Stefani's talent, clean lifestyle, put other pop divas to shame

By SHAWN TELFORD
SPECIAL TO THE P-I

"I was going to do one dance record," Gwen Stefani confessed to the crowd standing at the White River Amphitheatre. "But then you guys inspired me to make two dance records."

At a time when stadium acts are growing older, and fewer acts have the box office draw to fill their place, Gwen Stefani has bucked the trend, rising to the top of pop stardom. Compared with contemporaries Britney Spears, J-Lo and Jessica Simpson, Stefani is a much better idol. For one, she's sane. For two, she's a happily married mother with a successful clothing line and no time in rehab.
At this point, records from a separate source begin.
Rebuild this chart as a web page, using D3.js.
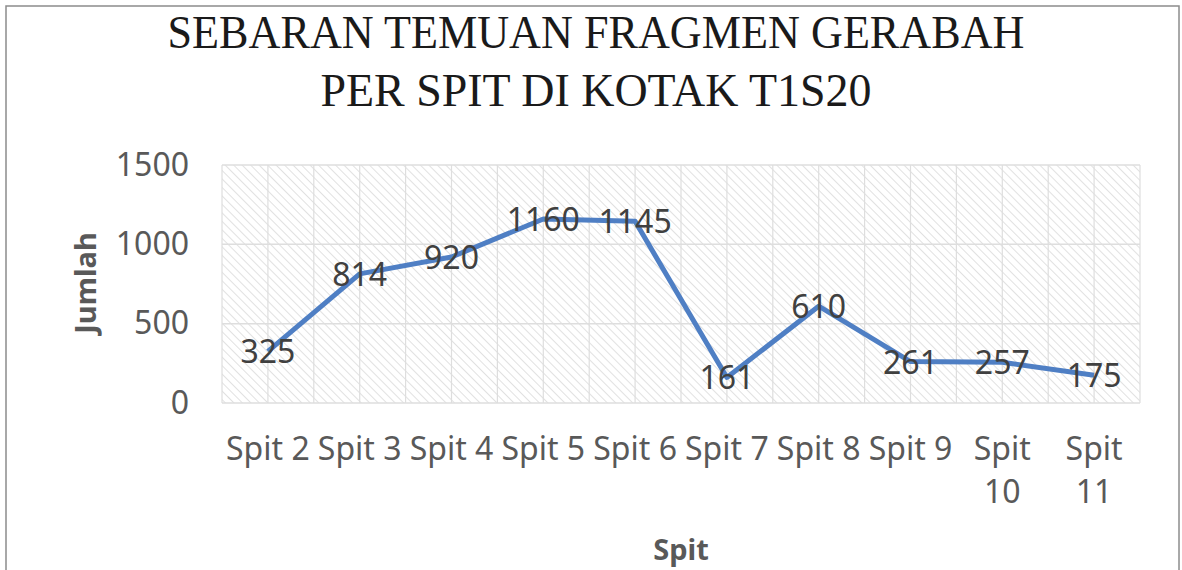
<!DOCTYPE html>
<html>
 <head>
  <title>Sebaran Temuan Fragmen Gerabah</title>
  <script src="https://cdnjs.cloudflare.com/ajax/libs/d3/7.8.3/d3.min.js"></script>
  <style>
   body { margin: 0; background: #fff; }
   text { font-family: "Noto Sans", sans-serif; }
  </style>
 </head>
 <body>
  <script>
   const spits = ["Spit 2", "Spit 3", "Spit 4", "Spit 5", "Spit 6", "Spit 7", "Spit 8", "Spit 9", "Spit 10", "Spit 11"];
   const jumlah = [325, 814, 920, 1160, 1145, 161, 610, 261, 257, 175];
   const yTicks = [0, 500, 1000, 1500];
   const titleLines = ["SEBARAN TEMUAN FRAGMEN GERABAH", "PER SPIT DI KOTAK T1S20"];

   const w = 1182;
   const h = 570;
   const pL = 222, pR = 1140, pT = 165, pB = 403;

   const svg = d3.select("body")
                 .append("svg")
                 .attr("width", w)
                 .attr("height", h);

   // chart border
   svg.append("rect")
      .attr("x", 6).attr("y", 6)
      .attr("width", 1173).attr("height", 580)
      .attr("fill", "none")
      .attr("stroke", "#8c8c8c")
      .attr("stroke-width", 1.5);

   // hatch pattern for plot area (lines running top-left to bottom-right)
   const pat = svg.append("defs")
                  .append("pattern")
                  .attr("id", "hatch")
                  .attr("patternUnits", "userSpaceOnUse")
                  .attr("width", 6)
                  .attr("height", 6)
                  .attr("patternTransform", "rotate(-45)");
   pat.append("line")
      .attr("x1", 0).attr("y1", 0)
      .attr("x2", 0).attr("y2", 6)
      .attr("stroke", "#cccccc")
      .attr("stroke-width", 1.2);

   const xScale = d3.scaleBand()
                    .domain(spits)
                    .range([pL, pR]);
   const yScale = d3.scaleLinear()
                    .domain([0, 1500])
                    .range([pB, pT]);

   svg.append("rect")
      .attr("x", pL).attr("y", pT)
      .attr("width", pR - pL).attr("height", pB - pT)
      .attr("fill", "url(#hatch)");

   // gridlines
   const vx = [];
   spits.forEach(s => { vx.push(xScale(s)); vx.push(xScale(s) + xScale.bandwidth() / 2); });
   vx.push(pR);
   svg.append("g")
      .selectAll("line")
      .data(vx)
      .enter()
      .append("line")
      .attr("x1", d => d).attr("x2", d => d)
      .attr("y1", pT).attr("y2", pB)
      .attr("stroke", "#dedede")
      .attr("stroke-width", 1.2);
   svg.append("g")
      .selectAll("line")
      .data(yTicks)
      .enter()
      .append("line")
      .attr("x1", pL).attr("x2", pR)
      .attr("y1", d => yScale(d)).attr("y2", d => yScale(d))
      .attr("stroke", "#dedede")
      .attr("stroke-width", 1.5);

   // y axis
   const yAxis = d3.axisLeft(yScale)
                   .tickValues(yTicks)
                   .tickFormat(d3.format("d"))
                   .tickSize(0)
                   .tickPadding(33);
   const ya = svg.append("g")
                 .attr("transform", "translate(" + pL + ",0)")
                 .call(yAxis);
   ya.select(".domain").remove();
   ya.selectAll("text")
     .attr("fill", "#595959")
     .style("font-size", "32px")
     .style("font-family", "'Noto Sans', sans-serif");

   // x axis
   const xAxis = d3.axisBottom(xScale)
                   .tickSize(0)
                   .tickPadding(0);
   const xa = svg.append("g")
                 .attr("transform", "translate(0," + pB + ")")
                 .call(xAxis);
   xa.select(".domain").remove();
   xa.selectAll("text")
     .attr("fill", "#595959")
     .attr("dy", null)
     .attr("y", 0)
     .style("font-size", "32px")
     .style("font-family", "'Noto Sans', sans-serif")
     .each(function(d) {
       const t = d3.select(this);
       t.text(null);
       const words = d.split(" ");
       const full = t.append("tspan").attr("x", 0).attr("y", 57).text(d);
       if (full.node().getComputedTextLength() > xScale.bandwidth() - 2) {
         full.text(words[0]);
         t.append("tspan").attr("x", 0).attr("y", 100).text(words.slice(1).join(" "));
       }
     });

   // line
   const line = d3.line()
                  .x((d, i) => xScale(spits[i]) + xScale.bandwidth() / 2)
                  .y(d => yScale(d));
   svg.append("path")
      .datum(jumlah)
      .attr("d", line)
      .attr("fill", "none")
      .attr("stroke", "#4f7fc4")
      .attr("stroke-width", 5)
      .attr("stroke-linejoin", "round");

   // data labels
   svg.append("g")
      .selectAll("text")
      .data(jumlah)
      .enter()
      .append("text")
      .attr("x", (d, i) => xScale(spits[i]) + xScale.bandwidth() / 2)
      .attr("y", d => yScale(d) + 12)
      .attr("text-anchor", "middle")
      .attr("fill", "#404040")
      .style("font-size", "32px")
      .text(d => d);

   // title
   svg.append("g")
      .selectAll("text")
      .data(titleLines)
      .enter()
      .append("text")
      .attr("x", w / 2 + 5)
      .attr("y", (d, i) => 48 + i * 58)
      .attr("text-anchor", "middle")
      .attr("fill", "#1a1a1a")
      .attr("textLength", (d, i) => i == 0 ? 857 : 551)
      .attr("lengthAdjust", "spacingAndGlyphs")
      .style("font-family", "'Liberation Serif', serif")
      .style("font-size", "47px")
      .text(d => d);

   // axis titles
   svg.append("text")
      .attr("transform", "translate(96,283) rotate(-90)")
      .attr("text-anchor", "middle")
      .attr("fill", "#595959")
      .style("font-size", "29px")
      .style("font-weight", "bold")
      .text("Jumlah");
   svg.append("text")
      .attr("x", 681)
      .attr("y", 560)
      .attr("text-anchor", "middle")
      .attr("fill", "#595959")
      .style("font-size", "29px")
      .style("font-weight", "bold")
      .text("Spit");
  </script>
 </body>
</html>
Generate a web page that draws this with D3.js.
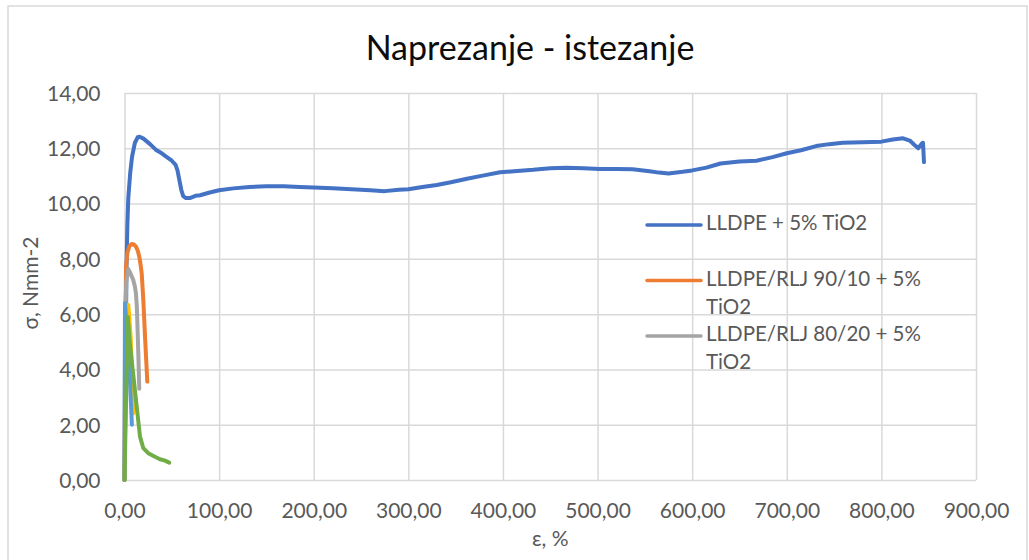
<!DOCTYPE html>
<html>
<head>
<meta charset="utf-8">
<script src="https://cdn.jsdelivr.net/npm/d3@7"></script>
<style>
  body { margin: 0; background: #fff; }
  svg { font-family: Lato, "Open Sans", sans-serif; }
</style>
</head>
<body>
<div id="chart"></div>
<script>
// podaci očitani sa slike (ε %, σ Nmm-2)
const seriesNames = ["LLDPE + 5% TiO2", "LLDPE/RLJ 90/10 + 5% TiO2", "LLDPE/RLJ 80/20 + 5% TiO2", "serija 4", "serija 5", "serija 6"];
const seriesColors = ["#4472C4", "#ED7D31", "#A5A5A5", "#FFC000", "#5B9BD5", "#70AD47"];

const blueEps = [0, 1, 2, 3, 4, 6, 8, 11, 14, 16, 20, 27, 33, 38, 44, 50, 54, 56, 58, 60, 62, 65, 69, 75, 80, 90, 100, 115, 132, 150, 168, 185, 200, 220, 240, 260, 275, 290, 300, 315, 330, 345, 362, 380, 397, 415, 432, 450, 467, 485, 502, 520, 537, 555, 565, 575, 590, 600, 615, 630, 650, 668, 685, 700, 715, 731, 745, 759, 780, 800, 812, 823, 830, 835, 839, 843, 844, 845];
const blueSig = [0, 3, 7.5, 9.2, 10.2, 11.1, 11.7, 12.2, 12.4, 12.42, 12.35, 12.15, 11.95, 11.85, 11.7, 11.55, 11.4, 11.2, 10.85, 10.5, 10.27, 10.2, 10.2, 10.28, 10.3, 10.4, 10.48, 10.55, 10.6, 10.63, 10.63, 10.6, 10.58, 10.55, 10.52, 10.48, 10.45, 10.5, 10.52, 10.6, 10.67, 10.77, 10.9, 11.02, 11.13, 11.18, 11.22, 11.28, 11.3, 11.28, 11.25, 11.25, 11.24, 11.17, 11.12, 11.09, 11.15, 11.2, 11.3, 11.45, 11.52, 11.55, 11.68, 11.82, 11.93, 12.08, 12.15, 12.2, 12.22, 12.24, 12.32, 12.36, 12.28, 12.12, 12.0, 12.18, 12.2, 11.5];

const orangeEps = [0, 0.8, 1.6, 3, 5, 7.6, 10, 12.1, 14, 15.6, 17, 18.2, 19.9, 21.7, 23, 24.1];
const orangeSig = [0, 5, 7.7, 8.2, 8.45, 8.54, 8.52, 8.44, 8.3, 8.08, 7.8, 7.47, 6.51, 5.18, 4.3, 3.56];

const grayEps = [0, 0.5, 1, 2, 4, 6, 9.3, 11, 12.1, 13, 13.5, 14.6, 15.6];
const graySig = [0, 4.5, 6.4, 7.2, 7.63, 7.5, 7.23, 7.0, 6.75, 6.3, 5.79, 4.58, 3.3];

const yellowEps = [0, 1, 2.5, 4, 5, 6.5, 8, 9.3];
const yellowSig = [0, 3.5, 5.8, 6.33, 5.9, 5.18, 3.8, 2.41];

const lightEps = [0, 0.3, 0.5, 1.5, 2.8, 4, 6, 7.8];
const lightSig = [0, 4, 6.39, 5.9, 5.2, 4.58, 3.4, 2.0];

const greenEps = [0, 2, 3.5, 5.5, 8.7, 12.9, 16.4, 19.9, 25.1, 32.2, 37.5, 42.8, 47.3];
const greenSig = [0, 3.5, 5.9, 5.0, 3.98, 2.65, 1.57, 1.15, 0.97, 0.84, 0.75, 0.7, 0.63];

const xTicks = [0, 100, 200, 300, 400, 500, 600, 700, 800, 900];
const yTicks = [0, 2, 4, 6, 8, 10, 12, 14];

const allEps = [blueEps, orangeEps, grayEps, yellowEps, lightEps, greenEps];
const allSig = [blueSig, orangeSig, graySig, yellowSig, lightSig, greenSig];

// dimenzije
const W = 1029, H = 560;
const margin = {top: 93, right: 53, bottom: 80, left: 124.5};
const width = 976 - margin.left;
const height = 480 - margin.top;

const locale = d3.formatLocale({decimal: ",", thousands: ".", grouping: [3], currency: ["", ""]});
const fmt = locale.format(".2f");

const svg = d3.select("#chart").append("svg")
    .attr("width", W)
    .attr("height", H);

// okvir grafikona
svg.append("rect")
    .attr("x", 8).attr("y", 6)
    .attr("width", 1019).attr("height", 570)
    .attr("fill", "#fff")
    .attr("stroke", "#D9D9D9")
    .attr("stroke-width", 1.5);

const g = svg.append("g")
    .attr("transform", `translate(${margin.left},${margin.top})`);

const x = d3.scaleLinear().domain([0, 900]).range([0, width]);
const y = d3.scaleLinear().domain([0, 14]).range([height, 0]);

// y os + horizontalne linije mreže
const yAxis = g.append("g")
    .call(d3.axisLeft(y).tickValues(yTicks).tickSize(-width).tickFormat(fmt));
yAxis.select(".domain").remove();
yAxis.selectAll("line").attr("stroke", "#D9D9D9").attr("stroke-width", 1.5);
yAxis.selectAll("text")
    .attr("x", -24)
    .attr("dy", "0.35em")
    .attr("fill", "#595959")
    .style("font-size", "21px")
    .style("font-family", "Lato, sans-serif");

// x os + vertikalne linije mreže
const xAxis = g.append("g")
    .attr("transform", `translate(0,${height})`)
    .call(d3.axisBottom(x).tickValues(xTicks).tickSize(-height).tickFormat(fmt));
xAxis.select(".domain").remove();
xAxis.selectAll("line").attr("stroke", "#D9D9D9").attr("stroke-width", 1.5);
xAxis.selectAll("text")
    .attr("y", 31)
    .attr("dy", "0.35em")
    .attr("fill", "#595959")
    .style("font-size", "21px")
    .style("font-family", "Lato, sans-serif");

// krivulje
const line = d3.line()
    .x(d => x(d[0]))
    .y(d => y(d[1]));

allEps.forEach((eps, i) => {
    const pts = eps.map((e, k) => [e, allSig[i][k]]);
    g.append("path")
        .datum(pts)
        .attr("fill", "none")
        .attr("stroke", seriesColors[i])
        .attr("stroke-width", 4)
        .attr("stroke-linejoin", "round")
        .attr("stroke-linecap", "round")
        .attr("d", line);
});

// naslov
svg.append("text")
    .attr("x", 530)
    .attr("y", 51)
    .attr("text-anchor", "middle")
    .attr("dominant-baseline", "middle")
    .attr("fill", "#0d0d0d")
    .style("font-size", "34px")
    .text("Naprezanje - istezanje");

// naslovi osi
svg.append("text")
    .attr("transform", "translate(33,283) rotate(-90)")
    .attr("text-anchor", "middle")
    .attr("dominant-baseline", "middle")
    .attr("fill", "#595959")
    .style("font-size", "21px")
    .text("σ, Nmm-2");

svg.append("text")
    .attr("x", margin.left + width / 2)
    .attr("y", 541)
    .attr("text-anchor", "middle")
    .attr("dominant-baseline", "middle")
    .attr("fill", "#595959")
    .style("font-size", "21px")
    .text("ε, %");

// legenda (prikazane samo prve tri serije)
const legendLines = [["LLDPE + 5% TiO2"], ["LLDPE/RLJ 90/10 + 5%", "TiO2"], ["LLDPE/RLJ 80/20 + 5%", "TiO2"]];
const legend = svg.append("g").attr("transform", "translate(647,225)");
legendLines.forEach((lines, i) => {
    const item = legend.append("g").attr("transform", `translate(0,${i * 55.5})`);
    item.append("line")
        .attr("x1", 0).attr("x2", 54)
        .attr("y1", 0).attr("y2", 0)
        .attr("stroke", seriesColors[i])
        .attr("stroke-width", 3.5)
        .attr("stroke-linecap", "round");
    lines.forEach((t, j) => {
        item.append("text")
            .attr("x", 59)
            .attr("y", j * 28)
            .attr("dominant-baseline", "middle")
            .attr("fill", "#595959")
            .style("font-size", "20.5px")
            .text(t);
    });
});
</script>
</body>
</html>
In short, she's a normal -- perhaps überwealthy -- everyday person.

More importantly, she can sing. Sure, those other voices are technically pretty, but Stefani has a rawness as well as a learned and earned legitimacy from the years -- two decades actually -- spent fronting the band No Doubt. When Stefani sings, there's no doubt that she's really singing.

Yet Stefani doesn't rest in the security of simply us-and-them concert experiences that rely on the performer performing and fans in the audience fanning. She would rather break this so-called fourth wall and turn the concert experience on its head by running through the crowded amphitheater -- stopping in the middle to sing the midtempo love song "Cool."

Not to burst any bubbles, but it's not a spontaneous move. It's as choreographed as all of the big dance numbers that populated the performance. And it happens every night at every venue. Is it still as cool?

Yes, it is.

Her best moments, however, were not the down or even the midtempo tunes but her all-out, aerobic anthems, "Wind It Up," which fuses cheerleader chants with yodeling and a galloping beat, as well as "Hollaback Girl," the song that spells bananas. Truly, Stefani's gifts lie in her ability to turn rhythmic rumpuses -- some with clapping beats, some with clattering beats -- into catchy sing-alongs that are inherently, if not commandingly, danceable. Two exceptions were "Wonderful Life" and "What Are You Waiting For," the latter borrowing heavily from '80s New Wave, a trick Stefani used repeatedly on both solo albums.

The Senegalese American hip-hop singer Akon, whose act has been tamed since that fateful night in Trinidad where he bumped, grinded and spanked a woman who turned out to be a minor, opened the evening with a sexy, shirtless show. For a man as buff and beautiful as Akon, there's just no believing that he could be the titular character in "Mr. Lonely" who moans, "I have nobody for my own/ I'm so lonely."